- [SET PROBLEM]: Return only the lines running from the line with "Write the Plotly code for this chart." down to the line with "sph_y = [46500, 9150, 2880]", both included, exactly as they appear.

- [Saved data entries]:
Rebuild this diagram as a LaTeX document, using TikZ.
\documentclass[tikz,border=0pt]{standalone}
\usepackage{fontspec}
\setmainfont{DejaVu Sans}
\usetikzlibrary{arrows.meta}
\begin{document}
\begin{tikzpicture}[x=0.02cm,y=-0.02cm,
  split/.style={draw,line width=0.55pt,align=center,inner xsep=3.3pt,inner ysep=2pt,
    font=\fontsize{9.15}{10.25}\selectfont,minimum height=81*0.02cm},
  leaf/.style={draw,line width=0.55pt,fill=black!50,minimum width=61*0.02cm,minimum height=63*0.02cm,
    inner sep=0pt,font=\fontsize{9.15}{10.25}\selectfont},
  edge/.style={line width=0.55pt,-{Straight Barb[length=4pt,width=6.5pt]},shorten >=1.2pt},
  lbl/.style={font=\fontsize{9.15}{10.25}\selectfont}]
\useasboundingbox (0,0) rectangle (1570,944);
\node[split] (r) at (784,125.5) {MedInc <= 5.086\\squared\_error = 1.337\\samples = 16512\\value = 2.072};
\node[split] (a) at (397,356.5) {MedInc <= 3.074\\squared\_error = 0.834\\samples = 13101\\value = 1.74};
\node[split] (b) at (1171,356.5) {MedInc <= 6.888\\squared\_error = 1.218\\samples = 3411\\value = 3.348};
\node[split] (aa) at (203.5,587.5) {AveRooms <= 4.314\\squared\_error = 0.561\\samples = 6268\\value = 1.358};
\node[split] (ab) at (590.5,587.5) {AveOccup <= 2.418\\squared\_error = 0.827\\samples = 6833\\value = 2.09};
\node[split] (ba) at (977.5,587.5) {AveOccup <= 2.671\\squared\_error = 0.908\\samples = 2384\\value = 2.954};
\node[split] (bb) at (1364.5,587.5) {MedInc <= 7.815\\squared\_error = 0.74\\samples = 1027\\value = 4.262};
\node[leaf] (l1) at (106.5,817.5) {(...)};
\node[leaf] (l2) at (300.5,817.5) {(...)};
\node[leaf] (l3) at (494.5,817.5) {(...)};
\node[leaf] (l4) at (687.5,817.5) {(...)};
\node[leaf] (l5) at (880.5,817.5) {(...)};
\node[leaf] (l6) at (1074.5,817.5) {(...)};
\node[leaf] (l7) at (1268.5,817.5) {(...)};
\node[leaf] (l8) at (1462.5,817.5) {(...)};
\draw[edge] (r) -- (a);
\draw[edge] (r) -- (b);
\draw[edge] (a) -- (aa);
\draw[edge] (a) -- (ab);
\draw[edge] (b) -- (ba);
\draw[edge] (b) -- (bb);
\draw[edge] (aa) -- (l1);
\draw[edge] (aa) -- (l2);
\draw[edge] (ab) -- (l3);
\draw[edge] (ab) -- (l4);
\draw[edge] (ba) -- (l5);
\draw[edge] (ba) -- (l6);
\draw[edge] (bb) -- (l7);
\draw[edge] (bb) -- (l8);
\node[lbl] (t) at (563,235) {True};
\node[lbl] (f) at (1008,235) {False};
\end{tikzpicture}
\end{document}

---

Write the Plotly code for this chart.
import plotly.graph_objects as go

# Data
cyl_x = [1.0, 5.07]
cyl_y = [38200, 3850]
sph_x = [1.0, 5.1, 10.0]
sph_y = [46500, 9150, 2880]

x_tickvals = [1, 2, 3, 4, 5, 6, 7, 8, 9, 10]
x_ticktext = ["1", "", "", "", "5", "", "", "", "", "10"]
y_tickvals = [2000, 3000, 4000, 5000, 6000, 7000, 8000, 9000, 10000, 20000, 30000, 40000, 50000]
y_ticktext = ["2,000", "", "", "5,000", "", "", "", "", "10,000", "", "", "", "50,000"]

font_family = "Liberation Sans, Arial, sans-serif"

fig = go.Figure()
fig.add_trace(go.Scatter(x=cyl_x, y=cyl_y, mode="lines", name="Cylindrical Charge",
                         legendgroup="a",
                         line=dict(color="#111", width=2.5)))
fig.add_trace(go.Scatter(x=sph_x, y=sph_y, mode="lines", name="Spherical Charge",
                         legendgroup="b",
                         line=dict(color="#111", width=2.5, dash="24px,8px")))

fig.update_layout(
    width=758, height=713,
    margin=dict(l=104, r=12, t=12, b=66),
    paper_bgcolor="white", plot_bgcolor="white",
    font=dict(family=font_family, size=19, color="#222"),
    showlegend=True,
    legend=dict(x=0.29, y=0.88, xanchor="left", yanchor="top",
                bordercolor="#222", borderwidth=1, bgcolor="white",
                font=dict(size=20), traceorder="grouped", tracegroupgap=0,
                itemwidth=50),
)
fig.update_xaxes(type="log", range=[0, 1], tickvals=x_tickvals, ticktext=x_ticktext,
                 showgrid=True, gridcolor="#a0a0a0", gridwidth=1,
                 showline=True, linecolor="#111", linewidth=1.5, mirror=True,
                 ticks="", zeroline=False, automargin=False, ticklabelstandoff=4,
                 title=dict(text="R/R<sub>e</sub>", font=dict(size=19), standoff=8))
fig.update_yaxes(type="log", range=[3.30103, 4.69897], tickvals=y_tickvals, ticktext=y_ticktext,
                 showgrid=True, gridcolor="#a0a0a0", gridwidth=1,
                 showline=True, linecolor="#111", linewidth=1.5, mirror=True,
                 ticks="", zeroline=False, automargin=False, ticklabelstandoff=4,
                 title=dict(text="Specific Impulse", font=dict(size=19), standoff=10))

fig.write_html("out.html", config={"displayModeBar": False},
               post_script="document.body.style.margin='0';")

- [SOLUTION FOR THIS TASK]:
Write the Plotly code for this chart.
import plotly.graph_objects as go

# Data
cyl_x = [1.0, 5.07]
cyl_y = [38200, 3850]
sph_x = [1.0, 5.1, 10.0]
sph_y = [46500, 9150, 2880]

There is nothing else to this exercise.